• [To be done] Your task is to print the material below exactly as presented.

• [Given information]
☆ ☆ ☆

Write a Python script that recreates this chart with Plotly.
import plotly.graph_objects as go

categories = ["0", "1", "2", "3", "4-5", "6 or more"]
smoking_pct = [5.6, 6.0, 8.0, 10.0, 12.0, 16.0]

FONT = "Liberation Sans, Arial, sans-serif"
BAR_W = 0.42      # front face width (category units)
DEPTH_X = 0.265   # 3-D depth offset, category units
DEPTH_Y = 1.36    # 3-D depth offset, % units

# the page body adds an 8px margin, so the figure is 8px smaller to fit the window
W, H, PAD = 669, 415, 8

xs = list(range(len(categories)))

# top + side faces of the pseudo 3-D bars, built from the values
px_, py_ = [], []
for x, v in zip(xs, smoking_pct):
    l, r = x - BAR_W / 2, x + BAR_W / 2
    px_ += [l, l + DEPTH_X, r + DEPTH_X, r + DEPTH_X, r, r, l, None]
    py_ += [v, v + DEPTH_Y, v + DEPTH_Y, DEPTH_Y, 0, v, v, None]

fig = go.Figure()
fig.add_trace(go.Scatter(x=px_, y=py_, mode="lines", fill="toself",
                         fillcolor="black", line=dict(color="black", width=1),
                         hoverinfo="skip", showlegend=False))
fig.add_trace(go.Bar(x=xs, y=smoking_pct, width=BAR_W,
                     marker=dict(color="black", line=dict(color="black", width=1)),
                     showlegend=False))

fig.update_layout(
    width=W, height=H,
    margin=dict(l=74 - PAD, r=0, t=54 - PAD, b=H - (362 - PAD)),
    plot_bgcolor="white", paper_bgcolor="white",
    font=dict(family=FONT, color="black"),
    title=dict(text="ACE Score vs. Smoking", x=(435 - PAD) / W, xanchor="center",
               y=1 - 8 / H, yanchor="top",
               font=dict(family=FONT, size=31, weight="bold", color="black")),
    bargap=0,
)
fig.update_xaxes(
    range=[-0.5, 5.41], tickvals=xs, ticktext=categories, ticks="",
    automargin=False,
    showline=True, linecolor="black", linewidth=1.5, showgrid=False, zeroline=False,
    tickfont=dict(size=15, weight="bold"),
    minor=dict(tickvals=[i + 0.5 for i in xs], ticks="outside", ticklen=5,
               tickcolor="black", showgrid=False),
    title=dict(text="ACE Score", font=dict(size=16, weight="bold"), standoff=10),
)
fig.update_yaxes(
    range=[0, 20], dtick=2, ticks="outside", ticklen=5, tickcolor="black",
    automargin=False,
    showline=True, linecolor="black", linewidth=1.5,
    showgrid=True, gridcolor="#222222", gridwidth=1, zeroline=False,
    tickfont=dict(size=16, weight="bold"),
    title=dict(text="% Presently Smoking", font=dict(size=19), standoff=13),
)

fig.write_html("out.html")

☆ ☆ ☆

• [Answer to this task]
Write a Python script that recreates this chart with Plotly.
import plotly.graph_objects as go

categories = ["0", "1", "2", "3", "4-5", "6 or more"]
smoking_pct = [5.6, 6.0, 8.0, 10.0, 12.0, 16.0]

FONT = "Liberation Sans, Arial, sans-serif"
BAR_W = 0.42      # front face width (category units)
DEPTH_X = 0.265   # 3-D depth offset, category units
DEPTH_Y = 1.36    # 3-D depth offset, % units

# the page body adds an 8px margin, so the figure is 8px smaller to fit the window
W, H, PAD = 669, 415, 8

xs = list(range(len(categories)))

# top + side faces of the pseudo 3-D bars, built from the values
px_, py_ = [], []
for x, v in zip(xs, smoking_pct):
    l, r = x - BAR_W / 2, x + BAR_W / 2
    px_ += [l, l + DEPTH_X, r + DEPTH_X, r + DEPTH_X, r, r, l, None]
    py_ += [v, v + DEPTH_Y, v + DEPTH_Y, DEPTH_Y, 0, v, v, None]

fig = go.Figure()
fig.add_trace(go.Scatter(x=px_, y=py_, mode="lines", fill="toself",
                         fillcolor="black", line=dict(color="black", width=1),
                         hoverinfo="skip", showlegend=False))
fig.add_trace(go.Bar(x=xs, y=smoking_pct, width=BAR_W,
                     marker=dict(color="black", line=dict(color="black", width=1)),
                     showlegend=False))

fig.update_layout(
    width=W, height=H,
    margin=dict(l=74 - PAD, r=0, t=54 - PAD, b=H - (362 - PAD)),
    plot_bgcolor="white", paper_bgcolor="white",
    font=dict(family=FONT, color="black"),
    title=dict(text="ACE Score vs. Smoking", x=(435 - PAD) / W, xanchor="center",
               y=1 - 8 / H, yanchor="top",
               font=dict(family=FONT, size=31, weight="bold", color="black")),
    bargap=0,
)
fig.update_xaxes(
    range=[-0.5, 5.41], tickvals=xs, ticktext=categories, ticks="",
    automargin=False,
    showline=True, linecolor="black", linewidth=1.5, showgrid=False, zeroline=False,
    tickfont=dict(size=15, weight="bold"),
    minor=dict(tickvals=[i + 0.5 for i in xs], ticks="outside", ticklen=5,
               tickcolor="black", showgrid=False),
    title=dict(text="ACE Score", font=dict(size=16, weight="bold"), standoff=10),
)
fig.update_yaxes(
    range=[0, 20], dtick=2, ticks="outside", ticklen=5, tickcolor="black",
    automargin=False,
    showline=True, linecolor="black", linewidth=1.5,
    showgrid=True, gridcolor="#222222", gridwidth=1, zeroline=False,
    tickfont=dict(size=16, weight="bold"),
    title=dict(text="% Presently Smoking", font=dict(size=19), standoff=13),
)

fig.write_html("out.html")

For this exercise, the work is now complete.